- MATERIAL PROVIDED
■ ■ ■ ■ ■
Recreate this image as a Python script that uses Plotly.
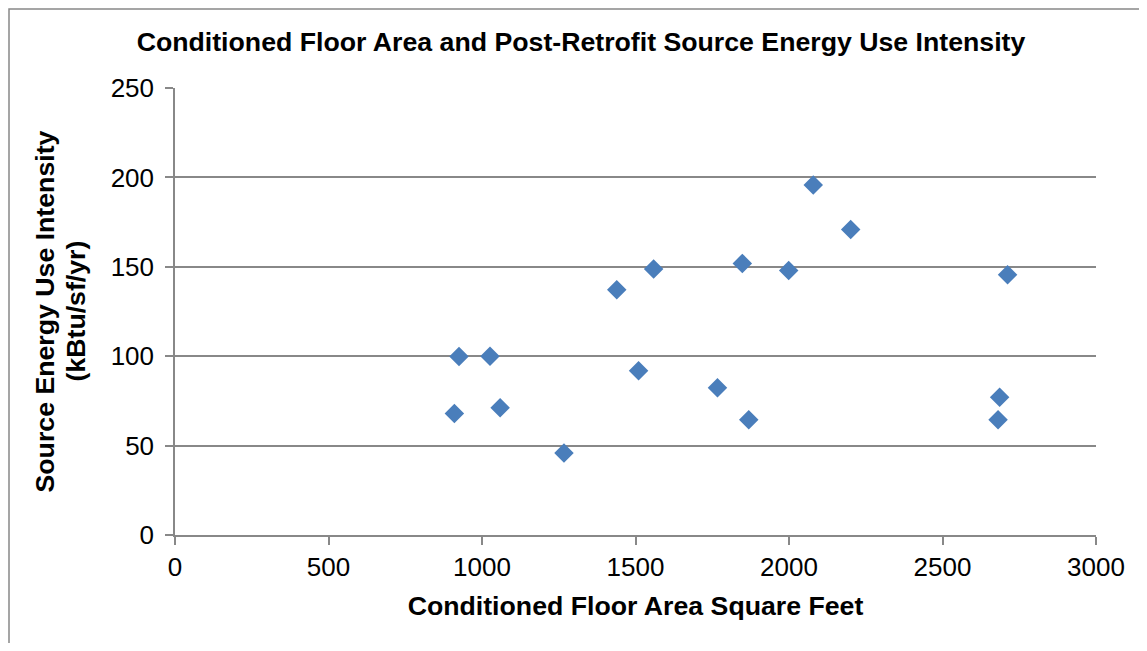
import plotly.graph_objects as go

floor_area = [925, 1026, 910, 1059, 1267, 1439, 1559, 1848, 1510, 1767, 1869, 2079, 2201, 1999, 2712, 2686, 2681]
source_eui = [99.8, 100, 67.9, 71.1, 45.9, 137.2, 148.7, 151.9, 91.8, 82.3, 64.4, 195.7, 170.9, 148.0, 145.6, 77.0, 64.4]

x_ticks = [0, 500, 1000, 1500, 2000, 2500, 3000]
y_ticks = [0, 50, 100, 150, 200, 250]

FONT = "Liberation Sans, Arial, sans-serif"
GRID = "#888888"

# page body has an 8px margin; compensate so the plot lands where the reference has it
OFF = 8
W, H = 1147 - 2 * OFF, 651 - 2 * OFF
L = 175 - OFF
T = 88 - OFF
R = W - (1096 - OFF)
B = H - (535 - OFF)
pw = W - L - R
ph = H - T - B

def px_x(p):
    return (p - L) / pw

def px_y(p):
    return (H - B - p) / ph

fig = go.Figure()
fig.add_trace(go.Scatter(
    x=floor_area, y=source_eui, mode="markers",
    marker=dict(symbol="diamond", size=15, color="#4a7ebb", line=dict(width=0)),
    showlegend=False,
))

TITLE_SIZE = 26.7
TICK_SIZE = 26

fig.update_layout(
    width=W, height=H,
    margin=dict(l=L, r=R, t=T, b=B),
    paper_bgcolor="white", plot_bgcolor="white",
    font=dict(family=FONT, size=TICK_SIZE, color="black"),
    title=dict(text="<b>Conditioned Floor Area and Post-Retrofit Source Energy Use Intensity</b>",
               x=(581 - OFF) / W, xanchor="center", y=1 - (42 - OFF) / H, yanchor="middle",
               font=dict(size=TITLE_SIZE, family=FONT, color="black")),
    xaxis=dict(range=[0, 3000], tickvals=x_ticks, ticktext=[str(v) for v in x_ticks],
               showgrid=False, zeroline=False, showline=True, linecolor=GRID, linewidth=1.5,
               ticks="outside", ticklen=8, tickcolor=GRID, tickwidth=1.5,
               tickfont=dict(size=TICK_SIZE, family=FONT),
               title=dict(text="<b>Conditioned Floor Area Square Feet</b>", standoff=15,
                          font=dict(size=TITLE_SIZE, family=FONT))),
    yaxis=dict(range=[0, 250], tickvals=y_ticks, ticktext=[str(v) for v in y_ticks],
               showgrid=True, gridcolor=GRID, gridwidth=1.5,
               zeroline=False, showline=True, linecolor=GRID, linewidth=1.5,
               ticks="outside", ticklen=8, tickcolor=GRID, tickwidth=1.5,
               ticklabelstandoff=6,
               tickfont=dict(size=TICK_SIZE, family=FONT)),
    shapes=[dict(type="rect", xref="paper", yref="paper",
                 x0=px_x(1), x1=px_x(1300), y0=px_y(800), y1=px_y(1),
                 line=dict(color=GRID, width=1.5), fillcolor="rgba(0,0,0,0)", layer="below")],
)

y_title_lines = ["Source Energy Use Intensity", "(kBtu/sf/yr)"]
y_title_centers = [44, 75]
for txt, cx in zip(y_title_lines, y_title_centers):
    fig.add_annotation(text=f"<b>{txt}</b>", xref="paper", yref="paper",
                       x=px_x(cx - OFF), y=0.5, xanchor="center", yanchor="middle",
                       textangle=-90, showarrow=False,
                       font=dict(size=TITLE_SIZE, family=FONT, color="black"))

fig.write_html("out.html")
■ ■ ■ ■ ■
- WORK TO DO
Repeat, exactly and in full, each line from the start of the data to the line that contains "TICK_SIZE = 26". Pictures do not go in.

- THE OUTPUT
Recreate this image as a Python script that uses Plotly.
import plotly.graph_objects as go

floor_area = [925, 1026, 910, 1059, 1267, 1439, 1559, 1848, 1510, 1767, 1869, 2079, 2201, 1999, 2712, 2686, 2681]
source_eui = [99.8, 100, 67.9, 71.1, 45.9, 137.2, 148.7, 151.9, 91.8, 82.3, 64.4, 195.7, 170.9, 148.0, 145.6, 77.0, 64.4]

x_ticks = [0, 500, 1000, 1500, 2000, 2500, 3000]
y_ticks = [0, 50, 100, 150, 200, 250]

FONT = "Liberation Sans, Arial, sans-serif"
GRID = "#888888"

# page body has an 8px margin; compensate so the plot lands where the reference has it
OFF = 8
W, H = 1147 - 2 * OFF, 651 - 2 * OFF
L = 175 - OFF
T = 88 - OFF
R = W - (1096 - OFF)
B = H - (535 - OFF)
pw = W - L - R
ph = H - T - B

def px_x(p):
    return (p - L) / pw

def px_y(p):
    return (H - B - p) / ph

fig = go.Figure()
fig.add_trace(go.Scatter(
    x=floor_area, y=source_eui, mode="markers",
    marker=dict(symbol="diamond", size=15, color="#4a7ebb", line=dict(width=0)),
    showlegend=False,
))

TITLE_SIZE = 26.7
TICK_SIZE = 26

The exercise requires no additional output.